I still don’t know exactly how I provoked that reaction. Maybe I misread the situation, maybe he was upset, or drunk, or just sick of 20-something interns invading his professional space. But the message to me was clear, sent from on high by an insider emissary on behalf of the festival itself: you don’t belong here.
And, more than a decade later, it is pretty clear: I didn’t, and I don’t. I was conspicuously out of place at that bar, and when I really think about it, I actually have no desire to be a part of that world. The great and esteeemed filmmakers I was lucky enough to meet there weren’t there for recreation – they were there to accomplish something specific, and afterwards they were eager to go home and actually get back to work making films.
Maybe the world of cinema needs festivals, where abundance is shared and celebrated, where the gods are thanked and fatted calves and nubile virgins are (mostly metaphorically) sacrificed. Maybe it needs people like Lucius, sage pollinators who connect the makers and the schmoozers and keep the money flowing through the system.
What I was thankfully able to see up close, at an impressionable young age, is the pinnacle of success in the international art cinema: I was literally in the room while Zacharias Kunuk, a man from a small Inuit village on the Yukon Peninsula, got ready to go receive his Camera d’Or award (they tell you in advance if you’re going to win) – one of the most prestigious honors in the world of filmmaking. He was just a guy, putting on an uncomfortable tuxedo (only good actors look comfortable in tuxedos), running late, feeling stressed, looking forward to going home.
It demystified the whole process for me. Beyond the mythology of success and creative brilliance, Cannes, or Sundance, or Tribeca for that matter – they’re ultimately just a bunch of people going to work, trying to do a good job, occasionally dressing up for a mandatory office party. Sometimes you get a bit of extra recognition, but it’s not actually magic and it doesn’t actually change anything. The next day you still go back to work trying to make good movies, on whatever scale, with whatever resources are available – and the place where most of that hard work happens is far from the bright lights on the Mediterranean, day by day, way back home in the unglamorous land of mist and snow.
It is certainly possible, after years of cinematic cultivation of your own particular hinterland, that you’ll find yourself invited to the Cannes Film Festival some day. Hopefully, by the time you get there, you will have learned how to work – and, if so,your festival experience will probably be far more fruitful than any of mine. If you encounter a tall, impeccably-mannered man with a mustache and tight curly gray hair loping along the boulevard, please tell him that Kevin says hello. And if you go to the Petit Majestic… bring friends.
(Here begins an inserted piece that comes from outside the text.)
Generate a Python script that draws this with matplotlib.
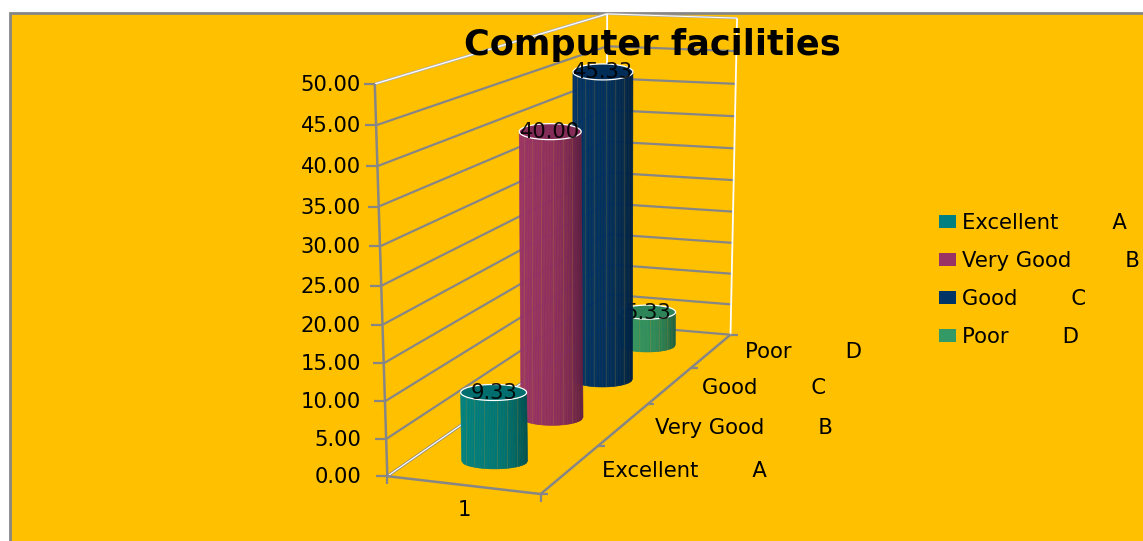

“Five Years Ashore at the Cannes Film Festival” is Part 3 of a short series by Kevin Obsatz appearing in Issues #30 and #29 previously.
love this article, nice to see somebody taking in the event with a bit of humor. We need more voices like this in the midst of these mega events that seem to take themselves and all who attend so seriously.
Thanks, Alex! I think I was taking myself pretty seriously at the time – it’s only ten years later that I see the humor.